“Eu sou um monstro que lambe tuas feridas” se apresenta o narrador. Corpo disforme e deforme, sempre sujo de poeira, saliva e cinzas. Presença onírica e real, que cospe nas categorias. Ser corpóreo que sua permanentemente tentando aniquilar a assepsia (plásticos, máscaras, chuveiro, sal, mar…). Distancia obrigatória, presença inevitável.
“Como escapar da violência, do trauma, dos abusos, de um país que, institucionalmente, nos quer mortos, mortas, mortes? Como escapar da necropolítica?” se pergunta. Como escapar de uma pandemia que nos deixou expostos a feridas e fraturas — ancestrais sim — mas que agora devem ser enfrentadas sem paraísos artificiais? Como sobreviver sem abraços, sem contato e na onipresença de um vírus?
A resposta é um convite: narrativas, colagens, vozes multifacéticas que partem de um uno que se quer coletivo. Nas letras paleólogas, inquietude é a gasolina de uma mágoa ancestral, mágoa materna feita de invisibilidade e cabelo queimado. Lástimas seculares contra instituições, catedrais e colégios. Condolências que, no entanto, escondem uma fagulha que só precisa de um leve sopro, um pequeno passo para uma nova ordem que impede o morrer. O futuro é de sobrevivência.
Há o desejo de romper um mundo em ruínas que se materializa em outros destroços: as regras de léxico, de gênero, de forma… Pós-pós-moderno o texto aceita o apocalipse em vida, inferno cada vez mais evidente, desnudado pandemicamente dia após dia. O livro denuncia anos de abuso, anos de ser bicha enfrentando a pseudo-homens. Anos de resistência, de espelhos embaçados, de diálogos monologais, “fumando pra não enlouquecer”.

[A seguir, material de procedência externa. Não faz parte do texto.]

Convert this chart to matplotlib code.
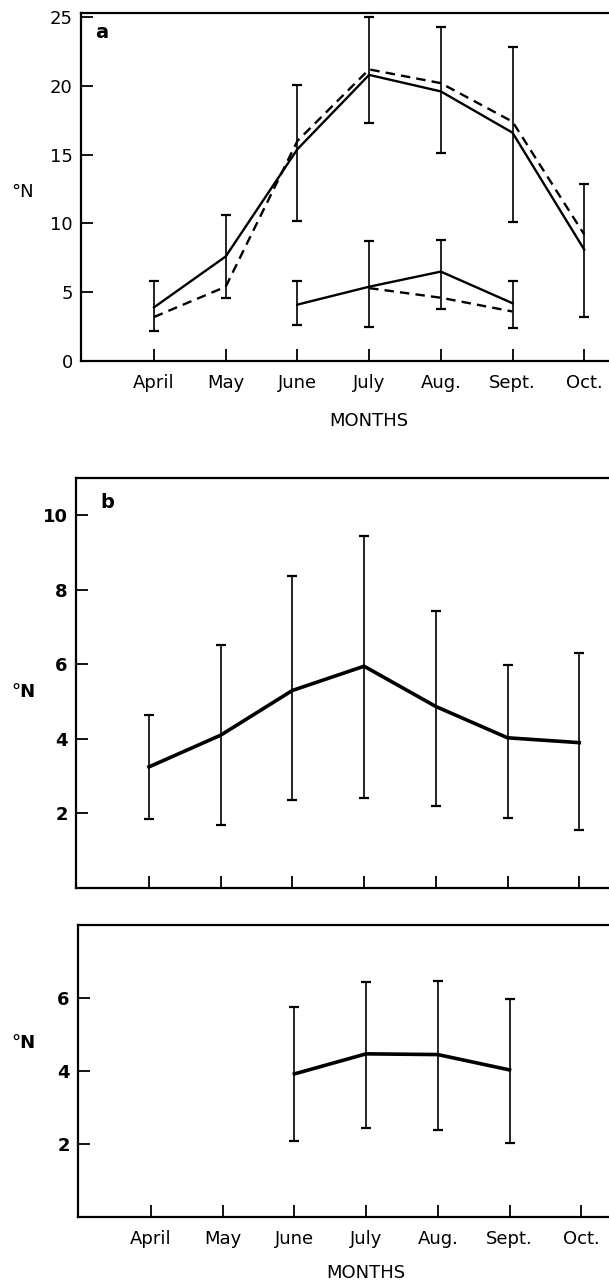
import matplotlib
matplotlib.use("Agg")
import matplotlib.pyplot as plt
import numpy as np
from matplotlib.transforms import blended_transform_factory

plt.rcParams['font.family'] = ['DejaVu Sans']

months = ["April", "May", "June", "July", "Aug.", "Sept.", "Oct."]
x_all = np.arange(len(months))

# ---- Panel a : upper pair of curves (April-Oct) ----
a_upper_solid = [3.9, 7.6, 15.4, 20.8, 19.6, 16.6, 8.1]
a_upper_dashed = [3.2, 5.4, 16.0, 21.2, 20.2, 17.4, 9.2]
a_upper_lo = [2.2, 4.6, 10.2, 17.3, 15.1, 10.1, 3.2]
a_upper_hi = [5.8, 10.6, 20.1, 25.0, 24.3, 22.8, 12.9]

# ---- Panel a : lower pair of curves (June-Sept) ----
a_lower_months = [2, 3, 4, 5]
a_lower_solid = [4.1, 5.4, 6.5, 4.2]
a_lower_dashed_months = [3, 4, 5]
a_lower_dashed = [5.3, 4.6, 3.6]
a_lower_lo = [2.6, 2.5, 3.8, 2.4]
a_lower_hi = [5.8, 8.7, 8.8, 5.8]

# ---- Panel b (April-Oct) ----
b_vals = [3.25, 4.1, 5.3, 5.95, 4.87, 4.03, 3.9]
b_lo = [1.85, 1.7, 2.36, 2.42, 2.2, 1.89, 1.56]
b_hi = [4.65, 6.52, 8.37, 9.45, 7.44, 5.98, 6.31]

# ---- Panel c (June-Sept) ----
c_months = [2, 3, 4, 5]
c_vals = [3.92, 4.47, 4.45, 4.03]
c_lo = [2.09, 2.43, 2.38, 2.02]
c_hi = [5.74, 6.45, 6.47, 5.97]

W, H = 609, 1282
fig = plt.figure(figsize=(W / 100, H / 100), dpi=100)

MONTH_SP = 71.7
def make_axes(left_px, top_px, bottom_px):
    right_px = 620
    ax = fig.add_axes([left_px / W, 1 - bottom_px / H,
                       (right_px - left_px) / W, (bottom_px - top_px) / H])
    ax.set_xlim(-73 / MONTH_SP, (right_px - left_px - 73) / MONTH_SP)
    for s in ['left', 'bottom', 'top']:
        ax.spines[s].set_linewidth(1.6)
    ax.spines['right'].set_visible(False)
    ax.tick_params(direction='in', length=8.5, width=1.3, labelsize=13)
    ax.tick_params(axis='y', pad=6)
    ax.tick_params(axis='x', pad=9)
    ax.set_xticks(x_all)
    return ax

def errbars(ax, xs, ys, lo, hi):
    ys = np.asarray(ys); lo = np.asarray(lo); hi = np.asarray(hi)
    ax.errorbar(xs, ys, yerr=[ys - lo, hi - ys], fmt='none', ecolor='black',
                elinewidth=1.2, capsize=3.6, capthick=1.6)

# ---------------- Panel a ----------------
axa = make_axes(81, 13, 361)
axa.set_ylim(0, 25.3)
axa.set_yticks([0, 5, 10, 15, 20, 25])
axa.set_xticklabels(months)
axa.plot(x_all, a_upper_solid, color='black', lw=1.7)
axa.plot(x_all, a_upper_dashed, color='black', lw=1.7, linestyle=(0, (4, 2.6)))
errbars(axa, x_all, a_upper_solid, a_upper_lo, a_upper_hi)
axa.plot(a_lower_months, a_lower_solid, color='black', lw=1.7)
axa.plot(a_lower_dashed_months, a_lower_dashed, color='black', lw=1.7, linestyle=(0, (4, 2.6)))
errbars(axa, a_lower_months, a_lower_solid, a_lower_lo, a_lower_hi)
axa.text(102 / W, 1 - 33 / H, 'a', transform=fig.transFigure, fontsize=14,
         fontweight='bold', ha='center', va='center')
fig.text(23 / W, 1 - 192 / H, '°N', fontsize=13, ha='center', va='center')
tr = blended_transform_factory(axa.transData, axa.transAxes)
axa.text(3, (361 - 421) / (361 - 13), 'MONTHS', transform=tr, fontsize=13,
         ha='center', va='center')

# ---------------- Panel b ----------------
axb = make_axes(76, 478, 888)
axb.set_ylim(0, 11)
axb.set_yticks([2, 4, 6, 8, 10])
axb.set_xticklabels([])
for lab in axb.get_yticklabels():
    lab.set_fontweight('bold')
axb.plot(x_all, b_vals, color='black', lw=2.6, solid_joinstyle='round')
errbars(axb, x_all, b_vals, b_lo, b_hi)
fig.text(107 / W, 1 - 503 / H, 'b', fontsize=14, fontweight='bold',
         ha='center', va='center')
fig.text(23 / W, 1 - 692 / H, '°N', fontsize=13, fontweight='bold',
         ha='center', va='center')

# ---------------- Panel c ----------------
axc = make_axes(78, 925, 1217)
axc.set_ylim(0, 8)
axc.set_yticks([2, 4, 6])
axc.set_xticklabels(months)
for lab in axc.get_yticklabels():
    lab.set_fontweight('bold')
axc.plot(c_months, c_vals, color='black', lw=2.6, solid_joinstyle='round')
errbars(axc, c_months, c_vals, c_lo, c_hi)
fig.text(23 / W, 1 - 1043 / H, '°N', fontsize=13, fontweight='bold',
         ha='center', va='center')
trc = blended_transform_factory(axc.transData, axc.transAxes)
axc.text(3, (1217 - 1273) / (1217 - 925), 'MONTHS', transform=trc, fontsize=13,
         ha='center', va='center')

fig.savefig('out.png', dpi=100)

Páginas e páginas de uma literatura que não consola e talvez por isso mesmo acalante — não há espaço para paternalismo. Não há país, não há pai, talvez só uma velha mãe que abraça enquanto mete o dedo na ferida. Linhas e linhas de caos tempo-espacial coletivo, impasse de sistema virologicamente conectado. Como sair daqui, meu amor? A velha mãe prepara o dedo, oferece o colo e abre o livro. (This is no fucking bedtime story!).